In this case, I was updating the specs for a controller that was accessed by three different roles - "administrators", "site managers" and "contract managers". I updated the rule in CanCanCan
accordingly, but the spec kept on returning no output for contract managers. I peppered the spec with puts
statements, trying to pinpoint why it was not working. Had I got my authorisation conditions wrong? Was I setting up the test data incorrectly? But everything looked OK and the test continued to fail.
After an hour of getting nowhere, I asked Claude to look at it. Within ten seconds, Claude had identified the problem and thirty seconds later, it had fixed the spec. CanCanCan
was constructing a SQL join, based on the conditions I had specified. But, at a certain level of complexity, CanCanCan
gets into a mess and builds an invalid query. Claude spotted this immediately, rewrote the conditions with a simpler join (producing the same results), then ran the spec again. We were green once more. Incidentally, I've been using CanCanCan
for about ten years, and I knew that it struggles with complex conditions, but I still wasted an hour on something that Claude fixed in a minute.
One last example.
Our main product is a big Rails app that was written in a hurry. The full test suite takes 35 minutes to run, in parallel, on my M4 Pro MacBook. However, I knew there were a couple of things I could do to optimise this.
Firstly, I was using a factory gem that myself and Caius had written fifteen years ago. It did the job, but there were certain places where it would create a whole tree of test records when only a few of them were required. I have recently written Fabrik (inspired by Oaken) which gives me much more fine-grained control over what gets built and when. But there were over 30,000 lines of spec code that would need updating - a job that, even if I had the time, I really didn't want to do.
Secondly, some of the models required ActiveJob
. They would create or update dependent records for things that didn't need to happen immediately in the application, but would have an impact on the specs. Things like changing a user's role must then update permission records across a number of tables. So the tests had ActiveJob
running inline
for every spec. But not every spec needed those background jobs - and they were causing a whole load of database activity that, in most cases, was not necessary. I needed to switch ActiveJob
off, go through every now-failing spec and switch it back on (perform_enqueued_jobs
) for the examples where it was actually required.

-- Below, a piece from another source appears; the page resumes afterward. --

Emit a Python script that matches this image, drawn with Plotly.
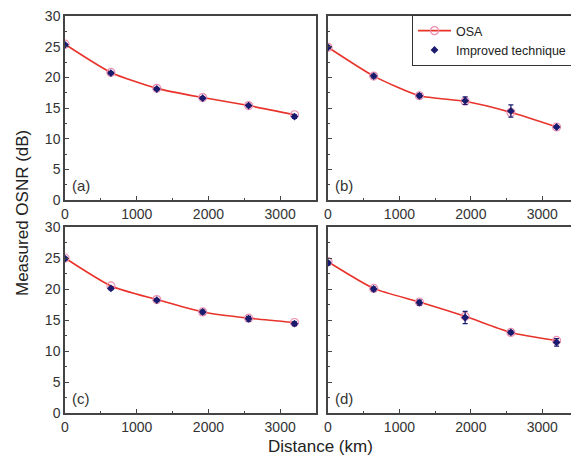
import plotly.graph_objects as go

W, H = 579, 459
OFF = 8  # page body margin offset

distance = [0, 640, 1280, 1920, 2560, 3200]

osa_a = [25.4, 20.8, 18.2, 16.7, 15.4, 13.9]
imp_a = [25.3, 20.7, 18.1, 16.6, 15.4, 13.6]
err_a = [0.2, 0.2, 0.2, 0.2, 0.2, 0.3]

osa_b = [24.9, 20.2, 17.0, 16.1, 14.3, 11.9]
imp_b = [24.9, 20.2, 17.0, 16.2, 14.5, 11.9]
err_b = [0.2, 0.3, 0.3, 0.6, 1.0, 0.2]

osa_c = [25.0, 20.5, 18.3, 16.3, 15.3, 14.6]
imp_c = [24.9, 20.1, 18.2, 16.3, 15.2, 14.4]
err_c = [0.2, 0.2, 0.2, 0.3, 0.4, 0.3]

osa_d = [24.4, 20.1, 17.9, 15.6, 13.0, 11.7]
imp_d = [24.2, 20.0, 17.8, 15.4, 13.0, 11.4]
err_d = [0.3, 0.3, 0.4, 1.0, 0.3, 0.6]

panel_labels = ["(a)", "(b)", "(c)", "(d)"]
legend_names = ["OSA", "Improved technique"]

x_ticks = [0, 1000, 2000, 3000]
y_ticks = [0, 5, 10, 15, 20, 25, 30]

# panel pixel boxes in window coords (left, right, top, bottom)
boxes = [(65, 316, 16, 200), (328, 578, 16, 200), (65, 316, 227, 413), (328, 578, 227, 413)]


def px(x):
    return (x - OFF) / W


def py(y):
    return 1 - (y - OFF) / H


RED = "#e8322a"
NAVY = "#1a1a6e"
PINK = "#ec8fb0"
AX = "#444444"
FONT = "Liberation Sans, Arial, sans-serif"

fig = go.Figure()

series = [(osa_a, imp_a, err_a), (osa_b, imp_b, err_b), (osa_c, imp_c, err_c), (osa_d, imp_d, err_d)]

for i, ((osa, imp, err), box) in enumerate(zip(series, boxes)):
    n = i + 1
    xa = "x" if n == 1 else f"x{n}"
    ya = "y" if n == 1 else f"y{n}"
    fig.add_trace(go.Scatter(
        x=distance, y=osa, mode="lines+markers", name=legend_names[0],
        line=dict(color=RED, width=1.6, shape="spline", smoothing=0.6),
        marker=dict(symbol="circle-open", size=8, color=PINK, line=dict(width=1.2, color=PINK)),
        xaxis=xa, yaxis=ya, showlegend=(i == 0),
    ))
    fig.add_trace(go.Scatter(
        x=distance, y=imp, mode="markers", name=legend_names[1],
        marker=dict(symbol="diamond", size=6, color=NAVY),
        error_y=dict(type="data", array=err, color=NAVY, thickness=1.2, width=2.5),
        xaxis=xa, yaxis=ya, showlegend=(i == 0),
    ))
    l, r, t, b = box
    xdom = [px(l), px(r)]
    ydom = [py(b), py(t)]
    left_col = (i % 2 == 0)
    fig.update_layout(**{
        ("xaxis" if n == 1 else f"xaxis{n}"): dict(
            domain=xdom, range=[0, 3500], anchor=ya,
            tickvals=x_ticks, ticks="inside", ticklen=4, tickcolor=AX,
            showline=True, linecolor=AX, linewidth=1.5, mirror=True,
            showgrid=False, zeroline=False, automargin=False,
            ticklabeloverflow="allow",
            tickfont=dict(size=14, color="#333333", family=FONT),
            minor=dict(dtick=500, ticks="inside", ticklen=2.5, tickcolor=AX),
        ),
        ("yaxis" if n == 1 else f"yaxis{n}"): dict(
            domain=ydom, range=[0, 30], anchor=xa,
            tickvals=y_ticks, ticks="inside", ticklen=4, tickcolor=AX,
            showticklabels=left_col,
            showline=True, linecolor=AX, linewidth=1.5, mirror=True,
            showgrid=False, zeroline=False, automargin=False,
            ticklabeloverflow="allow",
            tickfont=dict(size=14, color="#333333", family=FONT),
            minor=dict(dtick=2.5, ticks="inside", ticklen=2.5, tickcolor=AX),
        ),
    })
    fig.add_annotation(
        xref=f"{xa} domain", yref=f"{ya} domain", x=0.02, y=0.02,
        xanchor="left", yanchor="bottom", text=panel_labels[i], showarrow=False,
        font=dict(size=15, color="#333333", family=FONT),
    )

# axis titles
fig.add_annotation(xref="paper", yref="paper", x=px(320), y=py(446),
                   xanchor="center", yanchor="middle",
                   text="Distance (km)", showarrow=False,
                   font=dict(size=17, color="#222222", family=FONT))
fig.add_annotation(xref="paper", yref="paper", x=px(22), y=py(213),
                   xanchor="center", yanchor="middle",
                   text="Measured OSNR (dB)", showarrow=False, textangle=-90,
                   font=dict(size=17, color="#222222", family=FONT))

# legend shadow
fig.add_shape(type="rect", xref="paper", yref="paper",
              x0=px(416), x1=px(577), y0=py(61), y1=py(18),
              fillcolor="#333333", line=dict(width=0), layer="above")

fig.update_layout(
    width=W, height=H,
    margin=dict(l=0, r=0, t=0, b=0, pad=0, autoexpand=False),
    paper_bgcolor="white", plot_bgcolor="white",
    font=dict(family=FONT, color="#333333"),
    legend=dict(
        x=px(412), y=py(15), xanchor="left", yanchor="top",
        bgcolor="white", bordercolor="#333333", borderwidth=1,
        font=dict(size=12.5, color="#222222", family=FONT),
        itemwidth=33, tracegroupgap=0,
    ),
)

fig.write_html("out.html")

I knew what needed to be done, but it required me to go back through a lot of complex code. I'd need to patiently make changes, test those changes, fix the breakages before moving on to the next spec. A huge task. No wonder I kept putting it off.
Last weekend, I put Claude to work.
I broke the two tasks down into simple steps, then told Claude to do each step in turn, stopping before moving to the next one. (LLMs can get confused and get stuck in a loop when they're given big tasks). I got started on the Friday afternoon, and checked in every hour or so (giving feedback or refining the tasks as needed). I stopped on Friday evening, then restarted on Saturday morning, checking in less frequently this time. And by Sunday evening, both tasks were complete. The entire test suite had been updated, using Fabrik throughout and only using ActiveJob where necessary. The end result? The test suite had gone from over 35 minutes to an average of 18 minutes to complete.
The way LLMs can help us has changed immensely in the last six months - the rate of progress is breathtaking. But just using them to "vibe code", whilst empowering for non-technical users (that's an article for another time), is a waste of their best ability. They are good at the part of the job that we, as humans, are bad at. And whilst I'm happy to carry on working without them (the way I have been for almost thirty years), the time they've saved me in the last three weeks alone, makes me think that would be a huge waste of my time. LLMs have suddenly become a vital tool in our software development arsenal.